>> Start
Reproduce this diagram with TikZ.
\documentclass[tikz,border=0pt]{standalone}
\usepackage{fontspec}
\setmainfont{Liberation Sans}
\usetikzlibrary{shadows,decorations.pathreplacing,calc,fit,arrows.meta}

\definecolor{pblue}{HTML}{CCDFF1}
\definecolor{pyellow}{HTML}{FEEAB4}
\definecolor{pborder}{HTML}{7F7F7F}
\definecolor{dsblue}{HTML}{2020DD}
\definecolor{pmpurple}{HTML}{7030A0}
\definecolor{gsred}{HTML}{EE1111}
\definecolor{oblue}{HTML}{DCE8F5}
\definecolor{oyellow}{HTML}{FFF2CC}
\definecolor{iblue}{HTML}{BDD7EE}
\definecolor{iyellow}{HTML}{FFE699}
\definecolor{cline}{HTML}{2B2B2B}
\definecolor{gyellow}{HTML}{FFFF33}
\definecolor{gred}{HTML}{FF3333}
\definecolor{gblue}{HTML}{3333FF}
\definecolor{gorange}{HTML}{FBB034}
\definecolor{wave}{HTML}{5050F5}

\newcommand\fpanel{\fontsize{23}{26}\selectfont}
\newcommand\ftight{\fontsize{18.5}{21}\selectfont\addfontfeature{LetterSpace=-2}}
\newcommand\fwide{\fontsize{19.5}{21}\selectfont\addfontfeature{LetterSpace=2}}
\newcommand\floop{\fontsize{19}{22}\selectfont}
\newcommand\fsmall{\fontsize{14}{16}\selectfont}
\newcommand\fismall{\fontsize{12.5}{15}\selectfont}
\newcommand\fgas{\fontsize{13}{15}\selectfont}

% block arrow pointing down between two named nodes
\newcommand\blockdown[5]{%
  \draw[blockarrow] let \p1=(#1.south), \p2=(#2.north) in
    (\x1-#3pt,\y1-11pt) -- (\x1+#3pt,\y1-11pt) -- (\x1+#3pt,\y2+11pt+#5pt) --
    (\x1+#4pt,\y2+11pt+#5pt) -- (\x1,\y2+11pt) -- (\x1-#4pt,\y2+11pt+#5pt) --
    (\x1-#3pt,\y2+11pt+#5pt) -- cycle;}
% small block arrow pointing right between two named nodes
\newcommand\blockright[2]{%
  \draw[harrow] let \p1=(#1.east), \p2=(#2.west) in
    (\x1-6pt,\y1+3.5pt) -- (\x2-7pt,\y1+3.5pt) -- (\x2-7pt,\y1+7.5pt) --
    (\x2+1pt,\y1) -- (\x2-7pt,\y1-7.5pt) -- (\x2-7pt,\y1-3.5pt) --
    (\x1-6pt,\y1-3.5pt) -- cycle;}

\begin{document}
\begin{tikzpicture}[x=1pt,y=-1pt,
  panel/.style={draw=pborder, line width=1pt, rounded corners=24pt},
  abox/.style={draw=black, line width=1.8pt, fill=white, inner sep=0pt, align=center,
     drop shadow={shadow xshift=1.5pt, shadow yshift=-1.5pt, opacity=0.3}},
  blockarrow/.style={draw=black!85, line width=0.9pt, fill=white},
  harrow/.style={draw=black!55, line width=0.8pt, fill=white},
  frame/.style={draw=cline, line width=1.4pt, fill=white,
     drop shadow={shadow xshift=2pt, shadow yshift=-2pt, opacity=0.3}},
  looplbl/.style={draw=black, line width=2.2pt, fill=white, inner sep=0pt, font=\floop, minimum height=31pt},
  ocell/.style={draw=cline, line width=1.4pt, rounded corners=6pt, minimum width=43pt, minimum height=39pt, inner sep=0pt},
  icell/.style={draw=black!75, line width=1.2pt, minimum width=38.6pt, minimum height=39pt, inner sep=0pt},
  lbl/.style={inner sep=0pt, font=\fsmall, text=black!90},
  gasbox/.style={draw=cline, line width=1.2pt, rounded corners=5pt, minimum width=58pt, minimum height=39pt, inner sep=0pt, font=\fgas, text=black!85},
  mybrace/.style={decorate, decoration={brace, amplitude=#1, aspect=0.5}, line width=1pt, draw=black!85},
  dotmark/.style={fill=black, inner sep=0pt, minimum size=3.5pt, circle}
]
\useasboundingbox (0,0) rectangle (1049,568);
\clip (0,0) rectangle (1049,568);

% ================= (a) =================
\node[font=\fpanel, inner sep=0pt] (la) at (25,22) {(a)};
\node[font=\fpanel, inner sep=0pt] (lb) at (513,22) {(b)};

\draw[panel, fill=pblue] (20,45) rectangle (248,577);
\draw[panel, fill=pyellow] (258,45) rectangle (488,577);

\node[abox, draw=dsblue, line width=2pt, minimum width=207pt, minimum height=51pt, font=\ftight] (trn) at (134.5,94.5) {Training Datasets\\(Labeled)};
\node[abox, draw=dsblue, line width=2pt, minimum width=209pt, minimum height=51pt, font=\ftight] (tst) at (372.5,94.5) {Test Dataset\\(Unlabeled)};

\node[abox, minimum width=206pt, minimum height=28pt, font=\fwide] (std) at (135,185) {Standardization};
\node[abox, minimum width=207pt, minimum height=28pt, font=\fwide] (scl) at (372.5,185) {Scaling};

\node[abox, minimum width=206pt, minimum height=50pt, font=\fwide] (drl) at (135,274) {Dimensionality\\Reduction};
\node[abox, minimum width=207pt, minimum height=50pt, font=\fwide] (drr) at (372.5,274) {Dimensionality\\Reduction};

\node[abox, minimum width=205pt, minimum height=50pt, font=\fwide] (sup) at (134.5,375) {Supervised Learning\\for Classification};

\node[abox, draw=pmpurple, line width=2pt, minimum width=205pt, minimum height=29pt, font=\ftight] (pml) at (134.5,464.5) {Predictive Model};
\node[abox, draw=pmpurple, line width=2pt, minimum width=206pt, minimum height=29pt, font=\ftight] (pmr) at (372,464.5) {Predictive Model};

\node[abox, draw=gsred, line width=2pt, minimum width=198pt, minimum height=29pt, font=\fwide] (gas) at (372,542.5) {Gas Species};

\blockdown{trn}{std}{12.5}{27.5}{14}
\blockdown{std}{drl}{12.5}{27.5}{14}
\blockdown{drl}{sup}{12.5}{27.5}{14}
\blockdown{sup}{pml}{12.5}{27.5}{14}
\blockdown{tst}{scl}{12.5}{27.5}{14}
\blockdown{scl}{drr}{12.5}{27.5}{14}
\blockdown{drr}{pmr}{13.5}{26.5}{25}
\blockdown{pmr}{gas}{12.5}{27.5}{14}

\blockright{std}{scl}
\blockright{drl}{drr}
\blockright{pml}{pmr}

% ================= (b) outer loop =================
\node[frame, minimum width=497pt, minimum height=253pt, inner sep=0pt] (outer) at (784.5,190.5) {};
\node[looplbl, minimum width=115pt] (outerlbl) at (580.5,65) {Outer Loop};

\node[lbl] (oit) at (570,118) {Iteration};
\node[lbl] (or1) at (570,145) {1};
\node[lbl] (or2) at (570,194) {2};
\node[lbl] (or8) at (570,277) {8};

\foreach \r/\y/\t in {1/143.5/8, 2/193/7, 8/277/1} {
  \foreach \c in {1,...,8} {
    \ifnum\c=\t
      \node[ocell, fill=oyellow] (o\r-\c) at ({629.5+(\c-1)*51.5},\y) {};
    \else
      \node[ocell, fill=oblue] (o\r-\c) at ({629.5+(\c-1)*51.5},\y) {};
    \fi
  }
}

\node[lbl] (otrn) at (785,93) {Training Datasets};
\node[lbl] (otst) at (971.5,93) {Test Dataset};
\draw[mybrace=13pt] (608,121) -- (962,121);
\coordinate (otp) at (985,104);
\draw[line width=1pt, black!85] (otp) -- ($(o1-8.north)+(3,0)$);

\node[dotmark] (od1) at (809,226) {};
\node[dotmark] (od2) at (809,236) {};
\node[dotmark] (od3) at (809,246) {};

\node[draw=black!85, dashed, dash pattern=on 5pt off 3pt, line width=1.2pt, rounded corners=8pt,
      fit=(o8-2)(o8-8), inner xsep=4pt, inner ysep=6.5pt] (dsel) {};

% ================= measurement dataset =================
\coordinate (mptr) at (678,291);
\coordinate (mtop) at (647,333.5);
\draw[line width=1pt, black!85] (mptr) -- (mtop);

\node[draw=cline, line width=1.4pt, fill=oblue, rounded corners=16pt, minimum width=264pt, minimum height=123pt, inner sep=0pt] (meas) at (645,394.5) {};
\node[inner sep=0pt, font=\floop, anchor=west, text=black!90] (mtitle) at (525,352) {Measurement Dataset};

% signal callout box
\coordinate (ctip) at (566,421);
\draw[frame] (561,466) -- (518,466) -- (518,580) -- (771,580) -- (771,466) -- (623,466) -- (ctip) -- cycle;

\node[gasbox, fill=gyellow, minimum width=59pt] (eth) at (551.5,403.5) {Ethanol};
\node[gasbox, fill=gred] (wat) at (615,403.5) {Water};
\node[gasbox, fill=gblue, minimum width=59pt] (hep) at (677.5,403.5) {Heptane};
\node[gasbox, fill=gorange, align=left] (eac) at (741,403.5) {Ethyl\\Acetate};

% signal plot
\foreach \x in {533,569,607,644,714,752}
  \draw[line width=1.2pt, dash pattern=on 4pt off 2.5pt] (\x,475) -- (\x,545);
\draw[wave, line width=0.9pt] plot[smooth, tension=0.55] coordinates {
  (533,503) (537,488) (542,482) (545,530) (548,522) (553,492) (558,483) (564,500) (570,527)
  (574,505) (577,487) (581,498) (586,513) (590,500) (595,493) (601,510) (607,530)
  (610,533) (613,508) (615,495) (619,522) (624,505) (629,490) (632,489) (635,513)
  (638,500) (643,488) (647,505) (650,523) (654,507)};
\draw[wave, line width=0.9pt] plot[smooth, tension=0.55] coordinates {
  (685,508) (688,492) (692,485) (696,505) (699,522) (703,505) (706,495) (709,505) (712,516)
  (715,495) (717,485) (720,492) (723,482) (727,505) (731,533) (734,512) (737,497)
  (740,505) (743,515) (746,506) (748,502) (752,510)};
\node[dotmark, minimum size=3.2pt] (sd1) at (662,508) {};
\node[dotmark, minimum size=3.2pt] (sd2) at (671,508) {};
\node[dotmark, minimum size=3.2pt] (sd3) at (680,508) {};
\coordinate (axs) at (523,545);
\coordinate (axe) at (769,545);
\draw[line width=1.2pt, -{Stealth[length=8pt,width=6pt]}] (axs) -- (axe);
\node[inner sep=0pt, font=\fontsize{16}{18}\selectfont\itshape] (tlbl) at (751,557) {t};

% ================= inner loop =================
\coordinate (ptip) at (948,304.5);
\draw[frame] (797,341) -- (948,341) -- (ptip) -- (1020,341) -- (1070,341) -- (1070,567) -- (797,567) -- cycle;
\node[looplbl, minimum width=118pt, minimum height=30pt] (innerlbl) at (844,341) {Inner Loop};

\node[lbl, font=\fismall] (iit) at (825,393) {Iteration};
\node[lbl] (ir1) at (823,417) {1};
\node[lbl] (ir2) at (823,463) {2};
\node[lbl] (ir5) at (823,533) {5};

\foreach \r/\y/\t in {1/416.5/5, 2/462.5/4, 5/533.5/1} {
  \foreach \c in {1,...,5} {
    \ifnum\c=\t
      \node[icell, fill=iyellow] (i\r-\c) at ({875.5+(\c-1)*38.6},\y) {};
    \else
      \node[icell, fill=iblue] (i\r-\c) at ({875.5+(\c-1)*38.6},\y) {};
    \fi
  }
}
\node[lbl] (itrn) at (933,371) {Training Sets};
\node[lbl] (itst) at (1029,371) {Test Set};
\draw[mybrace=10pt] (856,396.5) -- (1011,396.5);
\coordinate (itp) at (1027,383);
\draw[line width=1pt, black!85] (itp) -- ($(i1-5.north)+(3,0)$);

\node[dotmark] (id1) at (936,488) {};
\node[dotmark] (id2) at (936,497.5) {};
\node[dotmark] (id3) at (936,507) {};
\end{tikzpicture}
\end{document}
>> End
>> Start
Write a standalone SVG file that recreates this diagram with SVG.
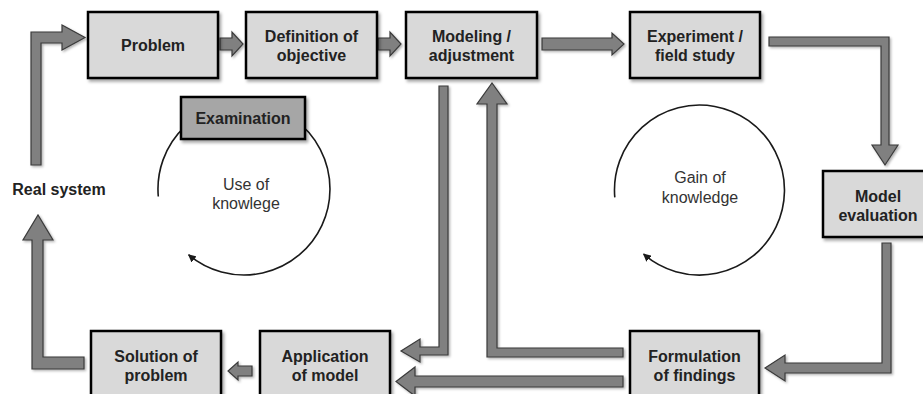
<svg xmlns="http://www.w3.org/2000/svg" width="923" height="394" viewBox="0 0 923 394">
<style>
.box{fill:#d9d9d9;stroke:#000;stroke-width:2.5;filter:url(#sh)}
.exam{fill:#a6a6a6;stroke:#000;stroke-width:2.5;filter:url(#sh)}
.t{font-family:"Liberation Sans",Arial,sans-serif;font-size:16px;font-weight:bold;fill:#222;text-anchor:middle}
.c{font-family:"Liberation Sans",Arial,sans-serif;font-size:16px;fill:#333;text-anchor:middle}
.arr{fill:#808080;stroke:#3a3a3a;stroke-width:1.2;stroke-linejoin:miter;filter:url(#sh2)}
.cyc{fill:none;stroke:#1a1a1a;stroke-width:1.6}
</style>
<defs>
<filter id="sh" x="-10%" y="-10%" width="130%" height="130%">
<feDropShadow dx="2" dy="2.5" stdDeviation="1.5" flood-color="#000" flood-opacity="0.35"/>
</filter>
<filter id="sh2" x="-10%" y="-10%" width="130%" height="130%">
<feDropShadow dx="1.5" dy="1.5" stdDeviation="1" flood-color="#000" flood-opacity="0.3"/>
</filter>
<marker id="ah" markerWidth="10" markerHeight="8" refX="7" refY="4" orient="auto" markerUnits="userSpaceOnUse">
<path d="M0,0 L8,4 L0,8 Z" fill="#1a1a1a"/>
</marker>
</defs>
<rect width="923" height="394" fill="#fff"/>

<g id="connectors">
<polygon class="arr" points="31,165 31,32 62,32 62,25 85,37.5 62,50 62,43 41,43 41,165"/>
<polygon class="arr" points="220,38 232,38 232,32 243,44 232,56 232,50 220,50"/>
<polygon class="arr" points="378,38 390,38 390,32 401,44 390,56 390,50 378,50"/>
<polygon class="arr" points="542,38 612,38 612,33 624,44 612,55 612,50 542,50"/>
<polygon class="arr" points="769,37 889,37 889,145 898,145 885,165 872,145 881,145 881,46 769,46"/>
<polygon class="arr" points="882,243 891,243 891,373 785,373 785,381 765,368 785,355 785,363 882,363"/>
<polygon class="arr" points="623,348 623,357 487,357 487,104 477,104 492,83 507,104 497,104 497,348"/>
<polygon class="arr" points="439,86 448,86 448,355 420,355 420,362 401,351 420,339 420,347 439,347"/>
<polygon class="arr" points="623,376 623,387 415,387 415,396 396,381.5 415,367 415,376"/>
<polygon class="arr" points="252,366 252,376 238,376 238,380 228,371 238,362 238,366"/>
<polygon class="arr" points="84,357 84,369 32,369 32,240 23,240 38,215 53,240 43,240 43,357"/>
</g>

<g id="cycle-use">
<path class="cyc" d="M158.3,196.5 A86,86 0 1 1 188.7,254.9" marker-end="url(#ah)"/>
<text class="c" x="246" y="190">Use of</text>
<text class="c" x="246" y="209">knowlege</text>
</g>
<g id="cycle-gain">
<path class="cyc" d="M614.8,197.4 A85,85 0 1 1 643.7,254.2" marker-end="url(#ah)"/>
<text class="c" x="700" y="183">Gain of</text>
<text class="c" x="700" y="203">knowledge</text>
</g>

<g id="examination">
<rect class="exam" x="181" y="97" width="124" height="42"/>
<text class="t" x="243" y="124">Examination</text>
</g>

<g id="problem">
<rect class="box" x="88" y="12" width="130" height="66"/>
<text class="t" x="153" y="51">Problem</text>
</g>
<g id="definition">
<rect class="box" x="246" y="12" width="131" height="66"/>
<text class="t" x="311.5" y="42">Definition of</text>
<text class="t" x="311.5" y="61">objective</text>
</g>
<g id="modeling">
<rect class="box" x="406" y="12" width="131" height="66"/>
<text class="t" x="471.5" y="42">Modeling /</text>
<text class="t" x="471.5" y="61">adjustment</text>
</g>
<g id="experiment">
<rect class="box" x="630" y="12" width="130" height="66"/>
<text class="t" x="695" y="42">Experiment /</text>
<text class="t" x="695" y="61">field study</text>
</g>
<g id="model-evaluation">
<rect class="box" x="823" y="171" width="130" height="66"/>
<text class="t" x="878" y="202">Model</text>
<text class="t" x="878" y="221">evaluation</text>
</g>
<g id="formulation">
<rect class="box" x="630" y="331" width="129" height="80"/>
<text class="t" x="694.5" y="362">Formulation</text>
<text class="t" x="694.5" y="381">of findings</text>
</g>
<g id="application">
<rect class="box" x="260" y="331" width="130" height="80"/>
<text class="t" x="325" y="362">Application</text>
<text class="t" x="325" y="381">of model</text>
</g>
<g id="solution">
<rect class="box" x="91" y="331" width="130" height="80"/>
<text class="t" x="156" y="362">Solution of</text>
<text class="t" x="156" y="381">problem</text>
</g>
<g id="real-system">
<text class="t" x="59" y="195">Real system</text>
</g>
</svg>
>> End
STATED TASK. Exactly how many lines of the material contain the word "standalone"? Write the number alone.

CORRECT RESULT. 2